Reproducibility Variable Result LLM Response
Research Type Experimental Our code is released at https://github.com/hzhxmu/GS-Bias. [...] We report comprehensive evaluations and comparisons to the existing TTA method for VLMs across 15 datasets, demonstrating that GS-Bias achieves an excellent balance between performance and efficiency.
Researcher Affiliation Academia 1Key Laboratory of Multimedia Trusted Perception and Efficient Computing, Ministry of Education of China, Xiamen University, 361005, P.R. China. Correspondence to: Rongrong Ji <EMAIL>.
Pseudocode No The paper describes methods and equations but does not contain any explicitly labeled pseudocode or algorithm blocks.
Open Source Code Yes Our code is released at https://github.com/hzhxmu/GS-Bias.
Open Datasets Yes For the Cross-Datasets Generalization benchmark, we assess performance on 10 diverse classification datasets, covering a broad spectrum of visual recognition tasks. These include datasets for plant and animal species (Flowers102 (Nilsback & Zisserman, 2008) and Oxford Pets (Parkhi et al., 2012)), transportation (Stanford Cars (Krause et al., 2013) and FGVC-Aircraft (Maji et al., 2013)), food (Food101 (Bossard et al., 2014)), satellite imagery (Euro SAT (Helber et al., 2019)), human actions (UCF101 (Soomro, 2012)), texture (DTD (Cimpoi et al., 2014)), scene recognition (SUN397 (Sun et al., 2020)), and general object classification (Caltech101 (Fei-Fei et al., 2004)). In the Domain Generalization setting, we evaluate our approach on four out-of-distribution (OOD) variants of Image Net (Deng et al., 2009): Image Net V2 (Recht et al., 2019), Image Net-Sketch (Wang et al., 2019), Image Net-A (Hendrycks et al., 2021b), and Image Net-R (Hendrycks et al., 2021a).
Dataset Splits No The paper mentions using standard benchmark datasets for evaluation and provides details on how augmented views are generated for test-time adaptation (e.g., BS = 8, ρ = 0.5), but it does not specify explicit training/validation/test splits of the datasets themselves as would be needed for reproducing model training.
Hardware Specification Yes All experiments are conducted on a single NVIDIA A800 GPU.
Software Dependencies No The paper mentions using CLIP, ViT, and Transformer-based text encoder but does not provide specific version numbers for these or other software dependencies like Python, PyTorch, or CUDA.
Experiment Setup Yes Implementation details.

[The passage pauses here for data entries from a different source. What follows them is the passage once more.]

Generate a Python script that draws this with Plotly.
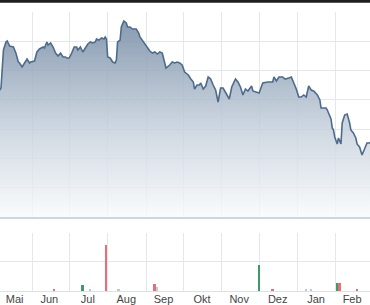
import plotly.graph_objects as go

dates = [
    "2018-05-03", "2018-05-06", "2018-05-07", "2018-05-09", "2018-05-11", "2018-05-12", "2018-05-14",
    "2018-05-17", "2018-05-19", "2018-05-21", "2018-05-22", "2018-05-24", "2018-05-26", "2018-05-28",
    "2018-05-30", "2018-05-31", "2018-06-03", "2018-06-05", "2018-06-07", "2018-06-10", "2018-06-11",
    "2018-06-13", "2018-06-14", "2018-06-16", "2018-06-18", "2018-06-20", "2018-06-22", "2018-06-24",
    "2018-06-26", "2018-06-28", "2018-06-29", "2018-07-01", "2018-07-03", "2018-07-05", "2018-07-07",
    "2018-07-08", "2018-07-10", "2018-07-11", "2018-07-12", "2018-07-14", "2018-07-16", "2018-07-18",
    "2018-07-20", "2018-07-22", "2018-07-23", "2018-07-25", "2018-07-27", "2018-07-29", "2018-07-30",
    "2018-07-31", "2018-08-01", "2018-08-03", "2018-08-05", "2018-08-07", "2018-08-08", "2018-08-09",
    "2018-08-11", "2018-08-12", "2018-08-14", "2018-08-16", "2018-08-17", "2018-08-19", "2018-08-21",
    "2018-08-24", "2018-08-26", "2018-08-27", "2018-08-30", "2018-09-02", "2018-09-04", "2018-09-06",
    "2018-09-08", "2018-09-10", "2018-09-12", "2018-09-14", "2018-09-16", "2018-09-17", "2018-09-20",
    "2018-09-22", "2018-09-24", "2018-09-26", "2018-09-28", "2018-09-30", "2018-10-02", "2018-10-05",
    "2018-10-07", "2018-10-09", "2018-10-10", "2018-10-12", "2018-10-14", "2018-10-15", "2018-10-17",
    "2018-10-19", "2018-10-21", "2018-10-23", "2018-10-25", "2018-10-27", "2018-10-29", "2018-10-31",
    "2018-11-02", "2018-11-04", "2018-11-06", "2018-11-07", "2018-11-09", "2018-11-12", "2018-11-14",
    "2018-11-16", "2018-11-18", "2018-11-20", "2018-11-22", "2018-11-25", "2018-11-26", "2018-11-29",
    "2018-12-01", "2018-12-04", "2018-12-08", "2018-12-12", "2018-12-13", "2018-12-15", "2018-12-17",
    "2018-12-20", "2018-12-22", "2018-12-25", "2018-12-27", "2018-12-29", "2018-12-31", "2019-01-02",
    "2019-01-04", "2019-01-06", "2019-01-08", "2019-01-10", "2019-01-12", "2019-01-14", "2019-01-17",
    "2019-01-19", "2019-01-20", "2019-01-24", "2019-01-25", "2019-01-28", "2019-01-29", "2019-01-30",
    "2019-01-31", "2019-02-02", "2019-02-03", "2019-02-05", "2019-02-06", "2019-02-08", "2019-02-10",
    "2019-02-12", "2019-02-13", "2019-02-15", "2019-02-17", "2019-02-18", "2019-02-20", "2019-02-22",
    "2019-02-24", "2019-02-26", "2019-02-28", "2019-03-01",
]
prices = [
    21.5, 21.5, 21.7, 25.5, 26.3, 26.4, 25.9,
    25.8, 25.2, 24.3, 24.2, 23.8, 24.2, 24.6,
    24.2, 24.3, 24.4, 25.3, 25.6, 25.8, 25.7,
    26.3, 26.0, 26.2, 25.8, 25.2, 24.9, 25.2,
    24.8, 24.8, 24.7, 24.7, 25.2, 25.8, 25.8,
    25.5, 25.8, 25.5, 25.3, 25.7, 26.1, 26.3,
    26.2, 26.3, 26.6, 26.5, 26.7, 26.6, 26.8,
    26.6, 24.8, 24.7, 24.3, 24.2, 24.5, 26.3,
    26.5, 27.8, 28.4, 28.2, 27.8, 27.8, 27.6,
    27.6, 27.2, 26.8, 26.3, 25.7, 25.4, 25.2,
    25.3, 25.1, 25.3, 25.2, 24.3, 23.7, 24.0,
    24.3, 24.2, 24.3, 24.2, 24.0, 23.3, 23.0,
    22.6, 22.3, 21.6, 22.0, 22.0, 22.2, 21.6,
    21.9, 22.8, 22.6, 22.0, 21.5, 20.3, 21.7,
    21.7, 21.2, 20.8, 20.6, 21.8, 22.6, 22.3,
    21.8, 21.0, 21.6, 21.4, 21.9, 21.4, 21.3,
    21.2, 22.2, 22.3, 22.3, 22.8, 22.4, 22.8,
    22.8, 22.6, 22.7, 22.8, 22.2, 21.6, 20.8,
    20.8, 21.0, 20.8, 21.9, 21.5, 21.4, 21.0,
    20.5, 19.7, 19.7, 19.5, 18.6, 17.7, 17.5,
    16.8, 16.1, 16.7, 16.1, 18.2, 19.0, 19.1,
    18.2, 17.5, 17.2, 16.7, 16.1, 15.8, 15.0,
    15.7, 16.2, 16.2, 16.3,
]

vol_dates = ["2018-06-19", "2018-07-12", "2018-07-18", "2018-07-31", "2018-08-10", "2018-09-08",
             "2018-09-10", "2018-12-01", "2018-12-12", "2019-01-08", "2019-01-12", "2019-02-02",
             "2019-02-04", "2019-02-18"]
volumes = [0.07, 0.21, 0.07, 1.59, 0.07, 0.24, 0.14, 0.90, 0.05, 0.05, 0.05, 0.28, 0.28, 0.05]
vol_dir = ["down", "up", "flat", "down", "flat", "down", "flat", "up", "down", "flat", "flat",
           "up", "down", "down"]

month_labels = ["Mai", "Jun", "Jul", "Aug", "Sep", "Okt", "Nov", "Dez", "Jan", "Feb"]
label_dates = ["2018-05-18", "2018-06-15", "2018-07-16", "2018-08-16", "2018-09-15", "2018-10-16",
               "2018-11-15", "2018-12-16", "2019-01-16", "2019-02-14"]
month_starts = ["2018-06-01", "2018-07-01", "2018-08-01", "2018-09-01", "2018-10-01",
                "2018-11-01", "2018-12-01", "2019-01-01", "2019-02-01"]

dir_colors = {"up": "#3d9a6a", "down": "#ee6b74", "flat": "#b9cadb"}
x_range = ["2018-05-06 05:00", "2019-02-28 10:00"]
y_lo, y_hi = 8.8, 29.3

fig = go.Figure()
fig.add_trace(go.Scatter(
    x=dates, y=prices, mode="lines",
    line=dict(color="#4c6b8d", width=1.6),
    fill="tozeroy",
    fillgradient=dict(
        type="vertical", start=y_lo, stop=y_hi,
        colorscale=[[0, "rgba(248,250,252,0.8)"], [0.43, "rgba(196,207,219,0.82)"],
                    [0.86, "rgba(130,150,173,0.85)"], [1, "rgba(115,137,163,0.88)"]],
    ),
    xaxis="x", yaxis="y", hoverinfo="skip", showlegend=False,
))
fig.add_trace(go.Bar(
    x=vol_dates, y=volumes, width=1.5 * 86400000,
    marker=dict(color=[dir_colors[d] for d in vol_dir], line=dict(width=0)),
    xaxis="x2", yaxis="y2", hoverinfo="skip", showlegend=False,
))

grid = "#e4e7eb"
fig.update_layout(
    width=370, height=305,
    margin=dict(l=0, r=0, t=12, b=14),
    paper_bgcolor="white", plot_bgcolor="white",
    xaxis=dict(domain=[0, 1], anchor="y", type="date", range=x_range,
               tickvals=month_starts, showticklabels=False, ticks="",
               showgrid=True, gridcolor=grid, gridwidth=1,
               showline=True, linecolor="#cdd6e0", linewidth=2, zeroline=False),
    yaxis=dict(domain=[0.2652, 1], range=[y_lo, y_hi], tick0=y_lo, dtick=2.93,
               showticklabels=False, ticks="", showgrid=True, gridcolor=grid, gridwidth=1,
               zeroline=False, showline=False),
    xaxis2=dict(domain=[0, 1], anchor="y2", type="date", range=x_range, matches="x",
                tickvals=label_dates, ticktext=month_labels, ticklabelstandoff=-2,
                ticks="", showgrid=False,
                minor=dict(tickvals=month_starts, showgrid=True, gridcolor=grid, gridwidth=1, ticks=""),
                showline=True, linecolor="#dde1e6", linewidth=1, zeroline=False,
                tickfont=dict(family="Liberation Sans, Arial, sans-serif", size=11, color="#444"),
                automargin=False),
    yaxis2=dict(domain=[0, 0.2079], range=[0, 2], dtick=1, showticklabels=False, ticks="",
                showgrid=True, gridcolor=grid, gridwidth=1, zeroline=False, showline=False),
    bargap=0,
    shapes=[dict(type="rect", xref="paper", yref="paper", x0=0, x1=1, y0=1.0333, y1=1.06,
                 fillcolor="#1f1f1f", line=dict(width=0), layer="above")],
)

fig.write_html("out.html")
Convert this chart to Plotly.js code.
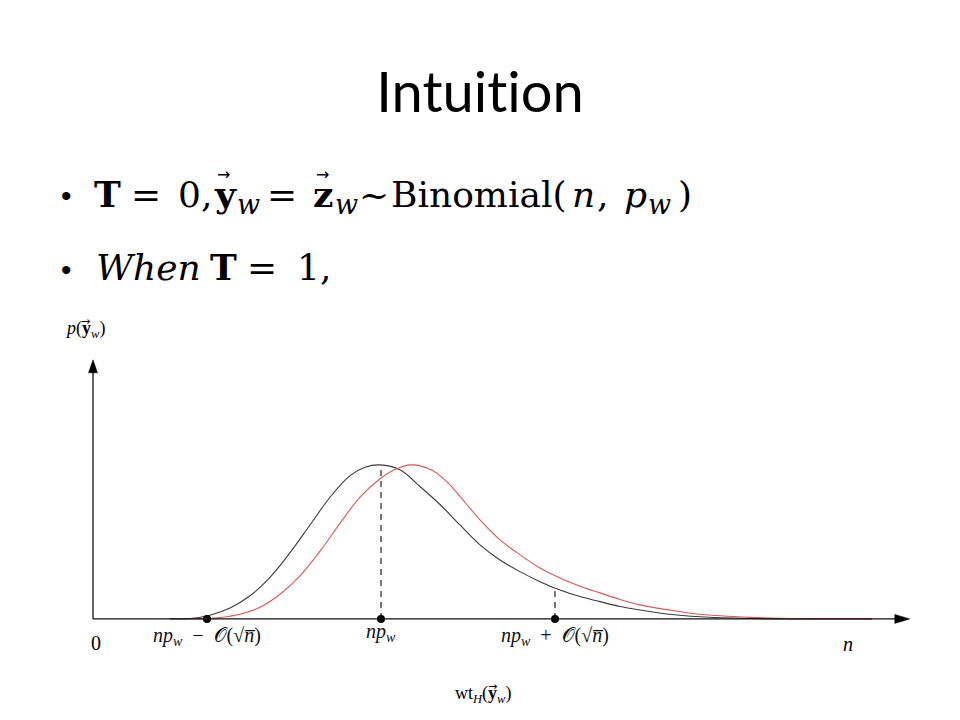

In all experiments, we use the publicly available pre-trained CLIP model, with Vi T-B/16 (Dosovitskiy, 2020) as the backbone and a Transformer-based text encoder (Vaswani, 2017). For each test image, we evaluate two hand-crafted prompts: the basic prompt "a photo of a [class]." and the more elaborate ensemble prompt described in (Radford et al., 2021a). [...] Aligned with prior TTA works (Shu et al., 2022; Zanella & Ben Ayed, 2024), we adopt random cropping as the data augmentation strategy. Specifically, for the unseen cross-dataset generalization, we obtain a set of augmented views with BS = 8 and set the views selection rate to ρ = 0.5. For the out-of-distribution domain generalization, the number of augmented views is increased to BS = 64, and the views selection rate is adjusted to ρ = 0.3. For the learning of GS-Bias, the number of important spatial regions K in Eq.12 is fixed at 16. These biases are optimized with 5 steps during test phase. The learning rates for the biases in Eq. 7 and Eq. 14 are set to α = 1 and β = 1 for cross-domain generalization, whereas for domain generalization, α = 10 and β = 1. Across all experiments, top-1 accuracy (%) is used as the evaluation metric, which is a standard measure for classification performance.